◆ **Excerpted data**
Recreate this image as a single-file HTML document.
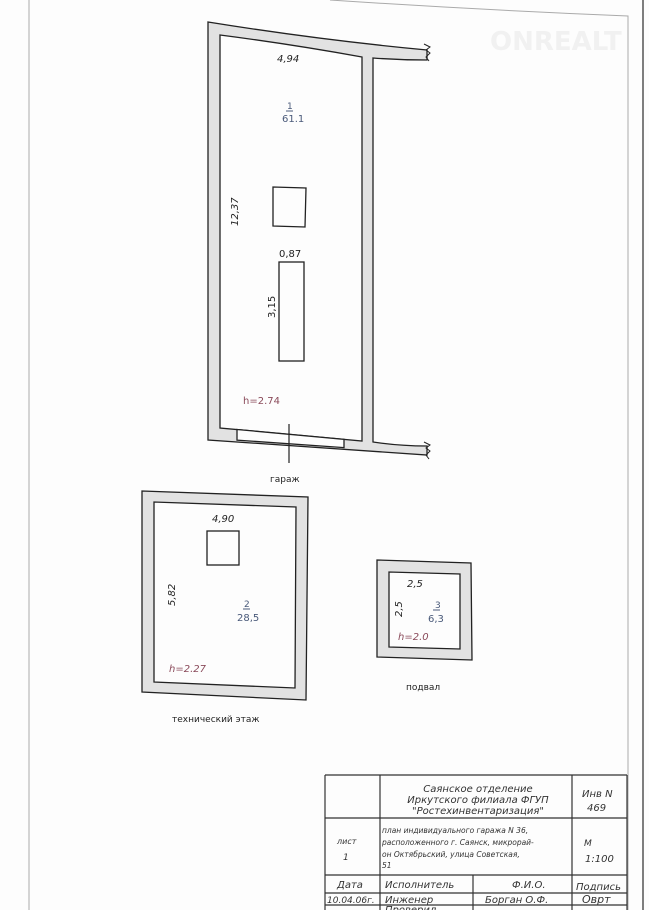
<!DOCTYPE html>
<html><head><meta charset="utf-8"><style>
html,body{margin:0;padding:0;background:#fff}
svg{display:block}
text{font-family:"DejaVu Sans","Liberation Sans",sans-serif;}
</style></head><body>
<svg width="649" height="910" viewBox="0 0 649 910" xmlns="http://www.w3.org/2000/svg">
<rect width="649" height="910" fill="#fdfdfd"/>
<line x1="29" y1="0" x2="29" y2="910" stroke="#aaa" stroke-width="1"/>
<path d="M330 0 Q480 10 628 16 L628 910" fill="none" stroke="#aaa" stroke-width="1"/>
<line x1="643" y1="0" x2="643" y2="910" stroke="#555" stroke-width="1.5"/>
<text x="490" y="50" font-size="26" font-weight="bold" fill="#f1f1f1" font-family="Liberation Sans,sans-serif">ONREALT</text>

<g stroke="#222" stroke-width="1.3" fill="#e2e2e2">
<path d="M208 22 Q320 40 427 50 L427 60 Q400 60 373 58 L373 442 Q400 446 427 446 L427 455 L208 440 Z M220 35 L220 428 L362 441 L362 57 Q290 44 220 35 Z" fill-rule="evenodd"/>
<path d="M237 429.5 L344 439.3 L344 447.6 L237 440.1 Z" fill="#fdfdfd"/>
</g>
<path d="M424 44 l6 3 -4 3 4 3 -4 4 3 4" fill="none" stroke="#222" stroke-width="1"/>
<path d="M424 442 l6 3 -4 3 4 3 -4 4 3 4" fill="none" stroke="#222" stroke-width="1"/>
<line x1="289" y1="424" x2="289" y2="463" stroke="#222" stroke-width="1.2"/>
<g fill="none" stroke="#222" stroke-width="1.3">
<path d="M273 187 L306 188 L305 227 L273 226 Z"/>
<rect x="279" y="262" width="25" height="99"/>
</g>
<g font-size="10" fill="#222">
<text x="277" y="62" font-style="italic">4,94</text>
<text x="287" y="109" fill="#4a5a7a" font-size="9">1</text>
<line x1="286" y1="111" x2="293" y2="111" stroke="#4a5a7a"/>
<text x="282" y="122" fill="#4a5a7a">61.1</text>
<text x="0" y="0" transform="translate(238,226) rotate(-90)" font-style="italic">12,37</text>
<text x="279" y="257">0,87</text>
<text x="0" y="0" transform="translate(275,318) rotate(-90)">3,15</text>
<text x="243" y="404" fill="#8a4a5a">h=2.74</text>
<text x="270" y="482" font-size="9">гараж</text>
</g>

<path d="M142 491 L308 497 L306 700 L142 692 Z M154 502 L154 682 L295 688 L296 507 Z" fill="#e2e2e2" fill-rule="evenodd" stroke="#222" stroke-width="1.3"/>
<rect x="207" y="531" width="32" height="34" fill="none" stroke="#222" stroke-width="1.3"/>
<g font-size="10" fill="#222">
<text x="212" y="522" font-style="italic">4,90</text>
<text x="0" y="0" transform="translate(175,606) rotate(-90)" font-style="italic">5,82</text>
<text x="244" y="607" fill="#4a5a7a" font-size="9">2</text>
<line x1="243" y1="609" x2="250" y2="609" stroke="#4a5a7a"/>
<text x="237" y="621" fill="#4a5a7a">28,5</text>
<text x="169" y="672" fill="#8a4a5a" font-style="italic">h=2.27</text>
<text x="172" y="722" font-size="9">технический этаж</text>
</g>

<path d="M377 560 L471 563 L472 660 L377 657 Z M389 572 L389 647 L460 649 L460 574 Z" fill="#e2e2e2" fill-rule="evenodd" stroke="#222" stroke-width="1.3"/>
<g font-size="10" fill="#222">
<text x="407" y="587" font-style="italic">2,5</text>
<text x="0" y="0" transform="translate(402,617) rotate(-90)" font-style="italic">2,5</text>
<text x="435" y="608" fill="#4a5a7a" font-size="9">3</text>
<line x1="433" y1="610" x2="440" y2="610" stroke="#4a5a7a"/>
<text x="428" y="622" fill="#4a5a7a">6,3</text>
<text x="398" y="640" fill="#8a4a5a" font-style="italic">h=2.0</text>
<text x="406" y="690" font-size="9">подвал</text>
</g>

<g stroke="#333" stroke-width="1.2" fill="none">
<line x1="325" y1="775" x2="627" y2="775"/>
<line x1="325" y1="818" x2="627" y2="818"/>
<line x1="325" y1="875" x2="627" y2="875"/>
<line x1="325" y1="893" x2="627" y2="893"/>
<line x1="325" y1="905" x2="627" y2="905"/>
<line x1="325" y1="775" x2="325" y2="910"/>
<line x1="380" y1="775" x2="380" y2="910"/>
<line x1="473" y1="875" x2="473" y2="910"/>
<line x1="572" y1="775" x2="572" y2="910"/>
<line x1="627" y1="775" x2="627" y2="910"/>
</g>
<g font-size="10" fill="#333" font-style="italic">
<text x="478" y="792" text-anchor="middle">Саянское отделение</text>
<text x="478" y="803" text-anchor="middle">Иркутского филиала ФГУП</text>
<text x="478" y="814" text-anchor="middle">"Ростехинвентаризация"</text>
<text x="582" y="797">Инв  N</text>
<text x="587" y="811">469</text>
<text x="382" y="833" font-size="7.5">план индивидуального гаража  N 36,</text>
<text x="382" y="845" font-size="7.5">расположенного г. Саянск, микрорай-</text>
<text x="382" y="857" font-size="7.5">он Октябрьский, улица Советская,</text>
<text x="382" y="868" font-size="7.5">51</text>
<text x="337" y="844" font-size="8">лист</text>
<text x="343" y="860" font-size="9">1</text>
<text x="584" y="846" font-size="9">М</text>
<text x="585" y="862">1:100</text>
<text x="337" y="888">Дата</text>
<text x="385" y="888">Исполнитель</text>
<text x="512" y="888">Ф.И.О.</text>
<text x="576" y="890">Подпись</text>
<text x="327" y="903" font-size="9">10.04.06г.</text>
<text x="385" y="903">Инженер</text>
<text x="485" y="903">Борган О.Ф.</text>
<text x="582" y="903" font-size="11">Оврт</text>
<text x="385" y="913">Проверил</text>
</g>
</svg>
</body></html>
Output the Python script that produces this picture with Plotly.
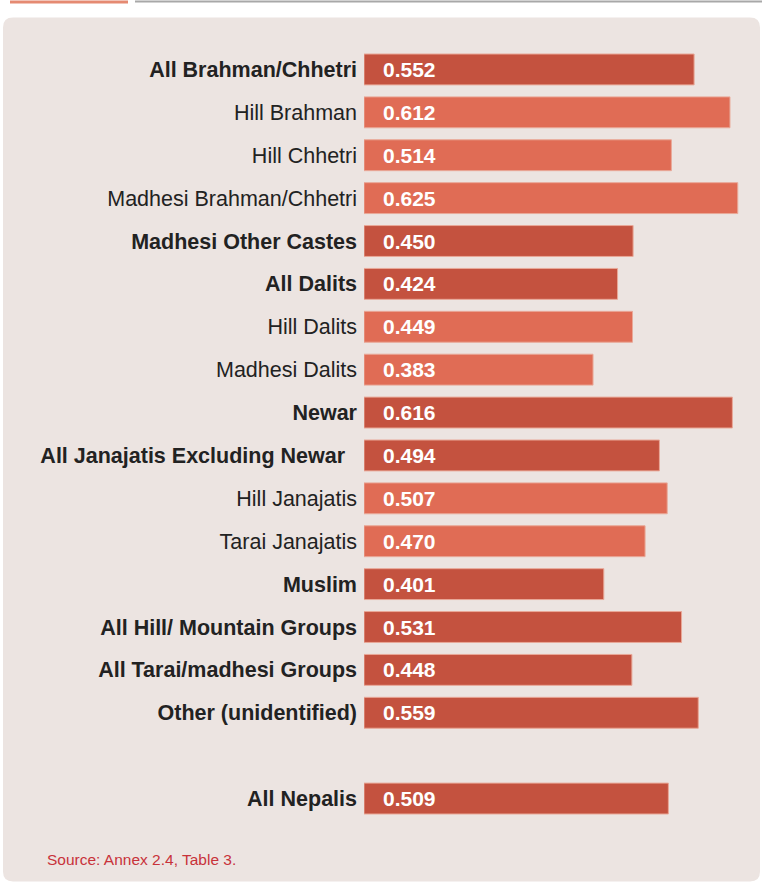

◆ **What to work on**
Return every line in the listing that contains the word "this".

◆ **Worked answer**
Recreate this image as a single-file HTML document.
Output the Python script that produces this picture with Plotly.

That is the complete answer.